> **What to do**:
Leave the pictures out. Retype exactly the lines below from the one containing "Recreate this image" through the one containing "(0,0) rectangle (856,666);", and no others.

-- -- --

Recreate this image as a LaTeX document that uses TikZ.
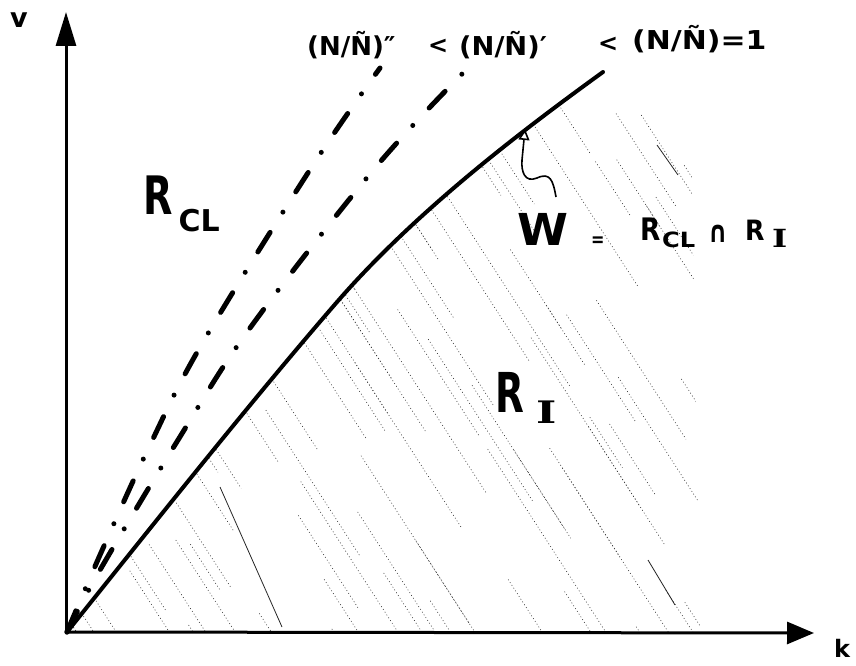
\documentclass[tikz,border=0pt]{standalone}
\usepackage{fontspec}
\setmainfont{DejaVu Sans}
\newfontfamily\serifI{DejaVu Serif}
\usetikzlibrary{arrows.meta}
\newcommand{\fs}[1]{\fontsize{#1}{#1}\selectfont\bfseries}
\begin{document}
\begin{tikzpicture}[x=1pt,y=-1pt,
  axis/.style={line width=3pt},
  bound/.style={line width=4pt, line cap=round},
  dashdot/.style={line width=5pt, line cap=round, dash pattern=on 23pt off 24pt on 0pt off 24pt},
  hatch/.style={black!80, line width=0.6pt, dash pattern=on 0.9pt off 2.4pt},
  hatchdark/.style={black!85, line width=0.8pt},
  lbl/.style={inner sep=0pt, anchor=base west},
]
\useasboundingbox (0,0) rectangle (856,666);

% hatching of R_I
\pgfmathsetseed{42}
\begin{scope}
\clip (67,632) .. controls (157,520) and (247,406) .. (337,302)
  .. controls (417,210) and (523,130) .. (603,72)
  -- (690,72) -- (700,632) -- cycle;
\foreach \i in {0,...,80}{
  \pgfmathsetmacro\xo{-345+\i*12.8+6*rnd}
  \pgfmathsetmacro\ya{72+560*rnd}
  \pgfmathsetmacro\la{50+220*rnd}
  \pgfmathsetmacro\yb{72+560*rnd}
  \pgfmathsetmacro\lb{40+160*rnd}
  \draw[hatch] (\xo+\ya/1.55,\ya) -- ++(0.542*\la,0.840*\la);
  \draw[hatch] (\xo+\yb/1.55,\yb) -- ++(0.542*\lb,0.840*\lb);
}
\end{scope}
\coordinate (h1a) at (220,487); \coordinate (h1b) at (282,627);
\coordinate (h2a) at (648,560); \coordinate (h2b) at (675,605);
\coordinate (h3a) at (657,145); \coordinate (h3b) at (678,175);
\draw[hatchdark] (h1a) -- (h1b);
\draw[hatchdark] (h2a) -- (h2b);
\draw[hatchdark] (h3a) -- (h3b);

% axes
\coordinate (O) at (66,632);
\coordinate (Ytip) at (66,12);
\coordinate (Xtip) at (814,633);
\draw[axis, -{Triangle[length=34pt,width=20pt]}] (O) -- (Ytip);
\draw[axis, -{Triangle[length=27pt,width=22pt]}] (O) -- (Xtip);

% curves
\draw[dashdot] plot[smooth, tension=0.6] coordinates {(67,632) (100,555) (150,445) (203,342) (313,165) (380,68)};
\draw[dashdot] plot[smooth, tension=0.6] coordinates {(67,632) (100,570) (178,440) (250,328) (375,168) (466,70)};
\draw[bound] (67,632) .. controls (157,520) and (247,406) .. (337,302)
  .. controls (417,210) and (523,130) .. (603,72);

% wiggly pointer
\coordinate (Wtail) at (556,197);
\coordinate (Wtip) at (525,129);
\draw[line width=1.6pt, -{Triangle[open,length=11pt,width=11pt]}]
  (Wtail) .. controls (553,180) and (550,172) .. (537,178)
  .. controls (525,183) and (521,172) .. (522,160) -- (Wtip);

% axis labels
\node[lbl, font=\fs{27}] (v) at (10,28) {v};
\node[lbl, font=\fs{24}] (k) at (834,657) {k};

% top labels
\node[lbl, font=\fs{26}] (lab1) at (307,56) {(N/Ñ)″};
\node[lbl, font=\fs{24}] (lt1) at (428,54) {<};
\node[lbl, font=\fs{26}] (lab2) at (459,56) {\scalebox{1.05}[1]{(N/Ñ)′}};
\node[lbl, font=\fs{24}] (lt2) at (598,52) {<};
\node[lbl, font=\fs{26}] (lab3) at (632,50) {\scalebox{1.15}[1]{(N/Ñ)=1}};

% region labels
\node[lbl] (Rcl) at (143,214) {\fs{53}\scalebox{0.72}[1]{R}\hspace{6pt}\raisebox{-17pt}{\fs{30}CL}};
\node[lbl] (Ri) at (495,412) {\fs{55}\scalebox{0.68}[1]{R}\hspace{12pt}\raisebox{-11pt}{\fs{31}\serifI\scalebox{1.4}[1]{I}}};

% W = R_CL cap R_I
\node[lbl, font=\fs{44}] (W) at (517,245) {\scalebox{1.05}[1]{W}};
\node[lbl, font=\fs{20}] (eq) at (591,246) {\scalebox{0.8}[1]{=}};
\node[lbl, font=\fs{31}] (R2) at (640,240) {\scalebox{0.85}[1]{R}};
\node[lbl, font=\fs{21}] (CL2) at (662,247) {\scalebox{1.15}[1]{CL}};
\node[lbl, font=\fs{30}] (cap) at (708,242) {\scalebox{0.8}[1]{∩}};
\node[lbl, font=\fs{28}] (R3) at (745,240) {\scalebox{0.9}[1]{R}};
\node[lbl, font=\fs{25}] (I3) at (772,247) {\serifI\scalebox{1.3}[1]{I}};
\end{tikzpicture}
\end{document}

-- -- --

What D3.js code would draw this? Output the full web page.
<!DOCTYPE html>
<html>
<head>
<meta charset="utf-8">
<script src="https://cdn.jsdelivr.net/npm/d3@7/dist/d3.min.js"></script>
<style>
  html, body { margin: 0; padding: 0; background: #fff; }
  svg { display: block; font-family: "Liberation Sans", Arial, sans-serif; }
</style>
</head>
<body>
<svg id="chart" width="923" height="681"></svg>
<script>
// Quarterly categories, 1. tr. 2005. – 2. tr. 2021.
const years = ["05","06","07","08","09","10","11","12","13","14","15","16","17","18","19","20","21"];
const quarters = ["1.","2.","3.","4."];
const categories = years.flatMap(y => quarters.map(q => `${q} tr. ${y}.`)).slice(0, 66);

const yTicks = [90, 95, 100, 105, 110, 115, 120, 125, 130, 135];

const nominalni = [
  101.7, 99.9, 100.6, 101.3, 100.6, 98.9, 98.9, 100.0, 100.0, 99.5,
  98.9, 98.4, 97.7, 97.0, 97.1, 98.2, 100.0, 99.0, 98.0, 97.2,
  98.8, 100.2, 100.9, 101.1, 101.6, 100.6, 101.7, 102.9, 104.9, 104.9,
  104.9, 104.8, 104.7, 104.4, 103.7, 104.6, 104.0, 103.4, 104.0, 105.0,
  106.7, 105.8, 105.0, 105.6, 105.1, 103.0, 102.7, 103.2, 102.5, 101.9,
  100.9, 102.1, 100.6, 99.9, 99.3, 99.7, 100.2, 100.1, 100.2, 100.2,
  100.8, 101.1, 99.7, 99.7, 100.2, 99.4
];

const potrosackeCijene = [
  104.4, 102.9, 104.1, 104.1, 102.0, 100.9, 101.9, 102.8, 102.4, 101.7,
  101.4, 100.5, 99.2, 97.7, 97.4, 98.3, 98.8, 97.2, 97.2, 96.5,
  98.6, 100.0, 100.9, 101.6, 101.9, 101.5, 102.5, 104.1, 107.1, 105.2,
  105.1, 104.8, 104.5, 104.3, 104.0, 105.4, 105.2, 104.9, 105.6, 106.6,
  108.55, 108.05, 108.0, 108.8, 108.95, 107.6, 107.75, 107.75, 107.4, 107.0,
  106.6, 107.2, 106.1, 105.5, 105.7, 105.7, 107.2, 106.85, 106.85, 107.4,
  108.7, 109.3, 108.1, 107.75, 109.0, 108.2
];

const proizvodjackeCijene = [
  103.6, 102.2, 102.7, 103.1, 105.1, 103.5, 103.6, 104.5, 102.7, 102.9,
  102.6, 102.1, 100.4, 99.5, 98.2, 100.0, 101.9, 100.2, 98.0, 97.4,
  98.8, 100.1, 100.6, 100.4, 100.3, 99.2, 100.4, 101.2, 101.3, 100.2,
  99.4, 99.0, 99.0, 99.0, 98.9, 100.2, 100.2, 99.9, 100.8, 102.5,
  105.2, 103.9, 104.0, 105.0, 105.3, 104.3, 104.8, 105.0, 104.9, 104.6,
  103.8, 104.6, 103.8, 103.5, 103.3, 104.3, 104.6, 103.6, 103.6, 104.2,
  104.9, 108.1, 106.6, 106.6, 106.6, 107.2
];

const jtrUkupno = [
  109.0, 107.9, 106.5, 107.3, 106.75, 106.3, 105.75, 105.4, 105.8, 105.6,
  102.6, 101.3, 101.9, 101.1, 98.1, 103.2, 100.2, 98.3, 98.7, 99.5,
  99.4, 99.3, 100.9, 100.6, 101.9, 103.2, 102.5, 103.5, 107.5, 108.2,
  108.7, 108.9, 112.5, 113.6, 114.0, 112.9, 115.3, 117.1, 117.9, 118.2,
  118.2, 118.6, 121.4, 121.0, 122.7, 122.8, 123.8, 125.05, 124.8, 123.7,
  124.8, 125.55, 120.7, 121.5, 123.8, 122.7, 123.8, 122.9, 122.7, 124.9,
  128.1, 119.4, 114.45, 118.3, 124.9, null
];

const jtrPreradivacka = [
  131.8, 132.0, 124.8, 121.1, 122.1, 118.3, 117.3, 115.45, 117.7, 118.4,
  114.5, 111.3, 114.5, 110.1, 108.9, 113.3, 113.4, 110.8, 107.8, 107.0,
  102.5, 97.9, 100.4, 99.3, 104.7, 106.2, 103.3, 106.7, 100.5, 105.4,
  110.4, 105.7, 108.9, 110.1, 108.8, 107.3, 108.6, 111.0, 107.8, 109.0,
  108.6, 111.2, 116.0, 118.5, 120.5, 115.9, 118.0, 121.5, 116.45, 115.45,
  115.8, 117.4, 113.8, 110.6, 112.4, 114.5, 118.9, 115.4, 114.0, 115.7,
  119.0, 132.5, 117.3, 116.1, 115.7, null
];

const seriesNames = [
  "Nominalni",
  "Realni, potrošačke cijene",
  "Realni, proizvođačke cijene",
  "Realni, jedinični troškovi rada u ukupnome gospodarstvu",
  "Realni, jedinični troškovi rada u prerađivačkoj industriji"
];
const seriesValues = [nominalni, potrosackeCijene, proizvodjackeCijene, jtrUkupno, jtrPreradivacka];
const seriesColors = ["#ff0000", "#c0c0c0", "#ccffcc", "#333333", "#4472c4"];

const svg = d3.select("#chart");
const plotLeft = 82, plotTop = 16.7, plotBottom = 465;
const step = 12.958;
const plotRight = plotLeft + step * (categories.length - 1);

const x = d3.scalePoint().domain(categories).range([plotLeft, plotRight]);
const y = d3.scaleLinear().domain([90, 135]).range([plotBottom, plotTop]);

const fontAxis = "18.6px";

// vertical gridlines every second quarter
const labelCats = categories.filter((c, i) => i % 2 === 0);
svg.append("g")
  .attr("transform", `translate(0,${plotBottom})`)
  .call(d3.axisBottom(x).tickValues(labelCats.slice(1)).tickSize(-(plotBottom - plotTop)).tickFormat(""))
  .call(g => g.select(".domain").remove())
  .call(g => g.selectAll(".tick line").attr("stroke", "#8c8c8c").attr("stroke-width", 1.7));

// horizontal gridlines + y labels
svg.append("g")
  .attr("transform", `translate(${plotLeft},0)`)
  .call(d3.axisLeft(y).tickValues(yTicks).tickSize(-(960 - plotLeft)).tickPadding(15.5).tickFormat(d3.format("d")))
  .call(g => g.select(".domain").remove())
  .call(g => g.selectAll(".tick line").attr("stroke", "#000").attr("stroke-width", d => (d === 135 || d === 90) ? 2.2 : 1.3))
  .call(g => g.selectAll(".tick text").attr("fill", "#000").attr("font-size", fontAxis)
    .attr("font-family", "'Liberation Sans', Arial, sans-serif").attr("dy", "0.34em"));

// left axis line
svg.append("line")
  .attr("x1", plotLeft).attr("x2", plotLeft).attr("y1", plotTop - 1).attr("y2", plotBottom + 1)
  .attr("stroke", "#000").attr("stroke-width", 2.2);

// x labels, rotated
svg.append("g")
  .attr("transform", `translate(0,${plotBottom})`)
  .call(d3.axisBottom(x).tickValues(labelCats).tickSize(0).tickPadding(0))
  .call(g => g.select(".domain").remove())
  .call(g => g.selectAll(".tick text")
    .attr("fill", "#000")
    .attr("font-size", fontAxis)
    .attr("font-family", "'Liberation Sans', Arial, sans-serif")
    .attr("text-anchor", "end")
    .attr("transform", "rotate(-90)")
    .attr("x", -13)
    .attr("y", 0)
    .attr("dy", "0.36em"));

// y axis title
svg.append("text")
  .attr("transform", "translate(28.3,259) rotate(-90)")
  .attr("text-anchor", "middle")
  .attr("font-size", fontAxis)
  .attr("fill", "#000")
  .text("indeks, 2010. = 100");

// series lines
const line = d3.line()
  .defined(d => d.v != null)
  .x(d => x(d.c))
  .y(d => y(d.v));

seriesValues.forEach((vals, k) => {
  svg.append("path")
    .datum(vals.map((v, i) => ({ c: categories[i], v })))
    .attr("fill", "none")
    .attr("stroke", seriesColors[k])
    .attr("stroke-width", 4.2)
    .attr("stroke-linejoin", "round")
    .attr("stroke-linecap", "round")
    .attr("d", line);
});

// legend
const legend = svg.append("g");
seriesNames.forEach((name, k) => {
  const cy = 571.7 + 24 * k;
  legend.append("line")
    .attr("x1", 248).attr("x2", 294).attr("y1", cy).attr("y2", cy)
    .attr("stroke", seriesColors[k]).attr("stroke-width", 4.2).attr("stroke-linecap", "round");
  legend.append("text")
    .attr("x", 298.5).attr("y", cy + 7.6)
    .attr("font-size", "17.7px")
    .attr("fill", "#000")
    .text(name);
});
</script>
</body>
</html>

-- -- --

> **Correct answer**:
Recreate this image as a LaTeX document that uses TikZ.
\documentclass[tikz,border=0pt]{standalone}
\usepackage{fontspec}
\setmainfont{DejaVu Sans}
\newfontfamily\serifI{DejaVu Serif}
\usetikzlibrary{arrows.meta}
\newcommand{\fs}[1]{\fontsize{#1}{#1}\selectfont\bfseries}
\begin{document}
\begin{tikzpicture}[x=1pt,y=-1pt,
  axis/.style={line width=3pt},
  bound/.style={line width=4pt, line cap=round},
  dashdot/.style={line width=5pt, line cap=round, dash pattern=on 23pt off 24pt on 0pt off 24pt},
  hatch/.style={black!80, line width=0.6pt, dash pattern=on 0.9pt off 2.4pt},
  hatchdark/.style={black!85, line width=0.8pt},
  lbl/.style={inner sep=0pt, anchor=base west},
]
\useasboundingbox (0,0) rectangle (856,666);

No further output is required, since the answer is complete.